Camera Systems for Autonomy


Camera systems are the primary perception layer for modern autonomy stacks. They define what an electric vehicle, robotaxi, or humanoid can see, how far it can plan ahead, and how well it can operate in difficult lighting or weather. The design of the camera suite—geometry, field of view, megapixels, dynamic range, bandwidth, and local buffering—directly constrains the performance envelope of perception and planning.

This page focuses on the technical architecture of camera systems: what the cameras do, how many are used, how they are arranged, and how they load the compute platform.


Typical Camera Count and Layout

Advanced EV autonomy stacks converge on a similar pattern of camera counts and geometry.

  • 8 to 12 external RGB cameras
  • optional infrared cameras
  • optional stereo or pseudo-stereo baselines

A representative layout includes:

  • three forward cameras (narrow, main, wide)
  • two side-front cameras
  • two side-rear cameras
  • one rear camera
  • one cabin camera

This geometry feeds bird's-eye-view networks, freespace detection, lane topology, occupancy flow, blind-spot detection, and high-speed forward perception.


Core Camera Roles

Each camera group serves a specific role in the autonomy stack.

  • Forward long-range: detects objects at highway distances, supports high-speed driving and overtaking with high megapixels, narrow field of view, and optimized optics.
  • Forward wide: captures urban context, merges, cross traffic, and intersection geometry.
  • Side cameras: provide blind-spot awareness, lane change support, and cyclist or pedestrian detection.
  • Rear camera: supports reversing, rear cut-in detection, and trailer context.
  • Cabin camera: enables driver monitoring for supervised autonomy levels and models gaze and attention.

Sensor Characteristics

Most camera-first autonomy stacks fall into several common hardware bands.

  • approximately 2.5 to 5 megapixels for general surround cameras
  • approximately 5 to 8 megapixels for long-range forward cameras
  • frame rates typically between 30 and 60 frames per second
  • dynamic range in the 120 to 140 decibel range for difficult lighting
  • neural image signal processing pipelines to improve low-light and high-contrast performance

Bandwidth and Compute Load

Camera systems are a major driver of autonomy compute requirements.
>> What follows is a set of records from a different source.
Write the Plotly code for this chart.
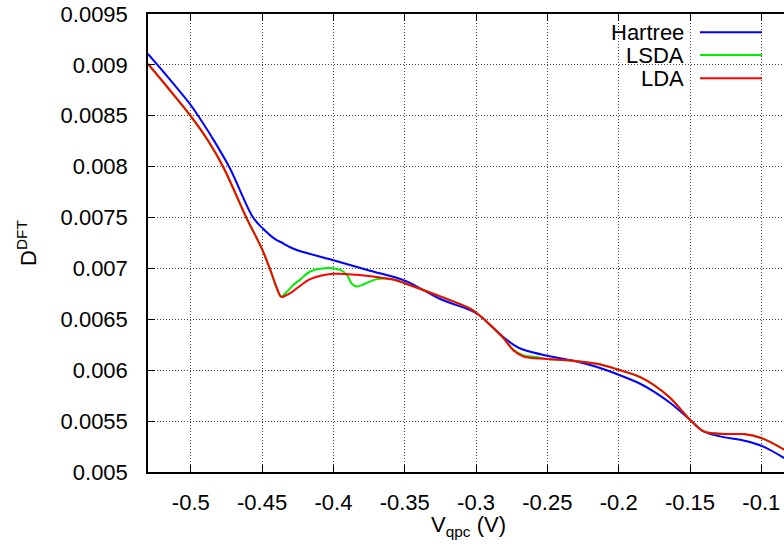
import plotly.graph_objects as go

# ---- data ----
x_hartree = [-0.53, -0.5159, -0.5, -0.4944, -0.485, -0.4726, -0.4563, -0.4493, -0.4411, -0.435, -0.4303,
             -0.4247, -0.4, -0.375, -0.35, -0.3251, -0.3041, -0.2977, -0.2901, -0.2808, -0.2737,
             -0.2667, -0.25, -0.2317, -0.2152, -0.2, -0.1849, -0.1756, -0.1638, -0.15, -0.1405,
             -0.1288, -0.1125, -0.1, -0.0839]
y_hartree = [0.009107, 0.008877, 0.008605, 0.00849, 0.008285, 0.007985, 0.0075, 0.00739, 0.00729, 0.007245, 0.007208,
             0.007176, 0.00708, 0.00698, 0.00688, 0.0067, 0.00659, 0.00654, 0.006445, 0.006326, 0.00625,
             0.006201, 0.006142, 0.006093, 0.006031, 0.005955, 0.005867, 0.005792, 0.005678, 0.005514, 0.005399,
             0.00535, 0.00531, 0.005258, 0.005137]

x_lda = [-0.53, -0.5159, -0.4996, -0.488, -0.4773, -0.461, -0.45, -0.4444, -0.4397, -0.4365, -0.4333,
         -0.4303, -0.4233, -0.4163, -0.4, -0.3836, -0.3696, -0.3555, -0.35, -0.3251, -0.3041,
         -0.2977, -0.2901, -0.2808, -0.2737, -0.2667, -0.25, -0.2317, -0.2152, -0.2, -0.1849,
         -0.1756, -0.1638, -0.15, -0.1405, -0.1288, -0.1195, -0.1125, -0.1, -0.0839]
y_lda = [0.009009, 0.008773, 0.00849, 0.00826, 0.008, 0.0075, 0.00719, 0.00699, 0.00681, 0.00672, 0.006735,
         0.006757, 0.00683, 0.006895, 0.006947, 0.006937, 0.006915, 0.006882, 0.006855, 0.006725, 0.006605,
         0.00654, 0.006445, 0.006316, 0.006194, 0.006135, 0.00611, 0.006093, 0.006063, 0.006004, 0.005933,
         0.005857, 0.005727, 0.005514, 0.0054, 0.005376, 0.005373, 0.005373, 0.005334, 0.005219]

x_lsda = [-0.53, -0.5159, -0.4996, -0.488, -0.4773, -0.461, -0.45, -0.4444, -0.4397, -0.4368, -0.4333,
          -0.428, -0.4233, -0.4163, -0.4058, -0.3953, -0.3906, -0.3871, -0.3836, -0.3778, -0.3696,
          -0.3602, -0.3555, -0.35, -0.3251, -0.3041, -0.2977, -0.2901, -0.2808, -0.2737, -0.2667,
          -0.258, -0.25, -0.2317, -0.2152, -0.2, -0.1849, -0.1756, -0.1638, -0.15, -0.1405,
          -0.1288, -0.1195, -0.1125, -0.1, -0.0839]
y_lsda = [0.009009, 0.00877, 0.008487, 0.008255, 0.007995, 0.007495, 0.007185, 0.00699, 0.006805, 0.006724, 0.00676,
          0.006839, 0.00689, 0.00697, 0.007003, 0.006986, 0.006937, 0.00685, 0.006823, 0.00685, 0.006895,
          0.006898, 0.006882, 0.006855, 0.006725, 0.006605, 0.00654, 0.006445, 0.006316, 0.0062, 0.006145,
          0.00613, 0.00611, 0.006093, 0.006063, 0.006004, 0.005933, 0.005857, 0.005727, 0.005514, 0.0054,
          0.005376, 0.005373, 0.005373, 0.005334, 0.005219]

x_tickvals = [-0.5, -0.45, -0.4, -0.35, -0.3, -0.25, -0.2, -0.15, -0.1]
x_ticktext = ["-0.5", "-0.45", "-0.4", "-0.35", "-0.3", "-0.25", "-0.2", "-0.15", "-0.1"]
y_tickvals = [0.005, 0.0055, 0.006, 0.0065, 0.007, 0.0075, 0.008, 0.0085, 0.009, 0.0095]
y_ticktext = ["0.005", "0.0055", "0.006", "0.0065", "0.007", "0.0075", "0.008", "0.0085", "0.009", "0.0095"]

series = [("Hartree", x_hartree, y_hartree, "#0000ff"),
          ("LSDA", x_lsda, y_lsda, "#00ee00"),
          ("LDA", x_lda, y_lda, "#ff0000")]

FONT = "Liberation Sans, Arial, sans-serif"
FS = 22

fig = go.Figure()
for name, xs, ys, col in series:
    fig.add_trace(go.Scatter(x=xs, y=ys, mode="lines", name=name,
                             line=dict(color=col, width=2, shape="spline", smoothing=1.0),
                             showlegend=False))

# gnuplot-style key: text right-aligned, sample line to the right
key_rows = [32.3, 55.0, 78.3]
W, H = 784, 549
L, R, T, B = 148, 0, 14, 77
pw, ph = W - L - R, H - T - B
def px2paper_x(px):
    return (px - L) / pw
def px2paper_y(py):
    return 1 - (py - T) / ph

for (name, xs, ys, col), ry in zip(series, key_rows):
    fig.add_annotation(x=px2paper_x(686), y=px2paper_y(ry), xref="paper", yref="paper",
                       text=name, showarrow=False, xanchor="right", yanchor="middle",
                       font=dict(family=FONT, size=FS, color="black"))
    fig.add_shape(type="line", xref="paper", yref="paper",
                  x0=px2paper_x(700), x1=px2paper_x(762), y0=px2paper_y(ry), y1=px2paper_y(ry),
                  line=dict(color=col, width=2))

# axis titles
fig.add_annotation(x=px2paper_x(468), y=px2paper_y(526), xref="paper", yref="paper",
                   text="V<sub>qpc</sub> (V)", showarrow=False, xanchor="center", yanchor="middle",
                   font=dict(family=FONT, size=FS, color="black"))
fig.add_annotation(x=px2paper_x(27), y=px2paper_y(243), xref="paper", yref="paper",
                   text="D<sup>DFT</sup>", showarrow=False, xanchor="center", yanchor="middle",
                   textangle=-90, font=dict(family=FONT, size=FS, color="black"))

fig.update_layout(
    width=W, height=H,
    margin=dict(l=L, r=R, t=T, b=B, pad=0, autoexpand=False),
    paper_bgcolor="white", plot_bgcolor="white",
    font=dict(family=FONT, size=FS, color="black"),
    showlegend=False,
)
fig.update_xaxes(range=[-0.53, -0.0841], tickvals=x_tickvals, ticktext=x_ticktext,
                 automargin=False,
                 showgrid=True, gridcolor="#444", griddash="1px,2px", gridwidth=1,
                 zeroline=False, showline=True, linecolor="black", linewidth=1.5,
                 mirror="ticks", ticks="inside", ticklen=7, tickcolor="black", tickwidth=1,
                 ticklabelstandoff=10, tickfont=dict(family=FONT, size=FS))
fig.update_yaxes(range=[0.005, 0.0095], tickvals=y_tickvals, ticktext=y_ticktext,
                 automargin=False,
                 showgrid=True, gridcolor="#444", griddash="1px,2px", gridwidth=1,
                 zeroline=False, showline=True, linecolor="black", linewidth=1.5,
                 mirror=False, ticks="inside", ticklen=7, tickcolor="black", tickwidth=1,
                 ticklabelstandoff=14, tickfont=dict(family=FONT, size=FS))

fig.write_html("out.html", config={"displayModeBar": False},
               post_script="document.body.style.margin='0px';document.body.style.overflow='hidden';")
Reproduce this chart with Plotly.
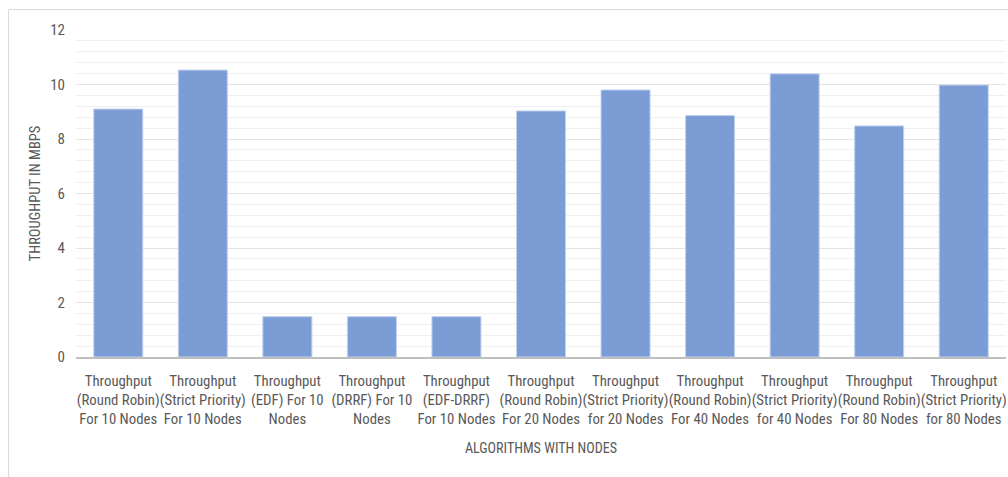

  • single RGB camera raw output is often in the range of 50 to 150 megabytes per second
  • after image signal processing and compression, neural network inputs can still be several to tens of megabytes per second per camera
  • aggregate camera bandwidth in advanced systems is commonly on the order of a few hundred megabytes per second into perception networks
  • end-to-end planning latency targets are typically below 50 milliseconds

Camera system design therefore directly informs the choice of autonomy compute silicon and overall thermal and power budgets.


Local Buffering and Cloud Upload Behavior

Vehicles do not stream camera data continuously. Instead, they rely on local buffering and selective upload.

  • rolling buffers typically store around 10 to 60 seconds of compressed video per camera
  • buffers overwrite old data unless a trigger event is detected
  • only selected clips around safety events, edge cases, or high-uncertainty situations are queued for upload
  • on-vehicle logic and auto-labeling help filter which clips are worth sending to training clusters

This approach keeps bandwidth manageable while still capturing rare and valuable scenarios for model improvement.


Environmental Robustness

Camera systems must maintain useful performance across a wide range of environmental conditions.

  • night driving, tunnels, and extreme contrast with sun glare
  • rain, fog, drizzle, snow, and road spray
  • dust, pollen, mud, and general lens contamination
  • LED flicker, reflections, and lens flare

Mitigation strategies include high dynamic range sensors, hydrophobic and heated covers, machine-learning based enhancement, and redundant overlapping fields of view. When degradation is severe, autonomy stacks fall back to reduced capability modes and tighter operational limits.


Architecture Trends

Several architectural trends are emerging in camera-first autonomy designs.

  • bird's-eye-view centric multi-camera occupancy and semantics networks
  • higher megapixel long-range forward cameras for extended highway range
  • integrated driver monitoring and cabin sensing for supervised autonomy
  • greater emphasis on dynamic range and low-light robustness
  • unified camera and compute modules to reduce calibration drift and simplify wiring
  • increasing adoption of neural image signal processing in place of classical pipelines

Example Package

A representative configuration for a high-end autonomy-capable EV includes:

  • 10 to 12 cameras in total
  • a long-range forward camera at approximately 5 to 8 megapixels
  • surround cameras at approximately 2 to 5 megapixels
  • frame rates between 30 and 60 frames per second
  • external camera dynamic range above roughly 130 decibels
  • effective perception bandwidth on the order of a few hundred megabytes per second
  • local video ring buffers in the range of 10 to 40 seconds
  • event-based cloud uploads instead of continuous streaming

These parameters bound what the autonomy stack can perceive and how quickly it can react under real-world conditions.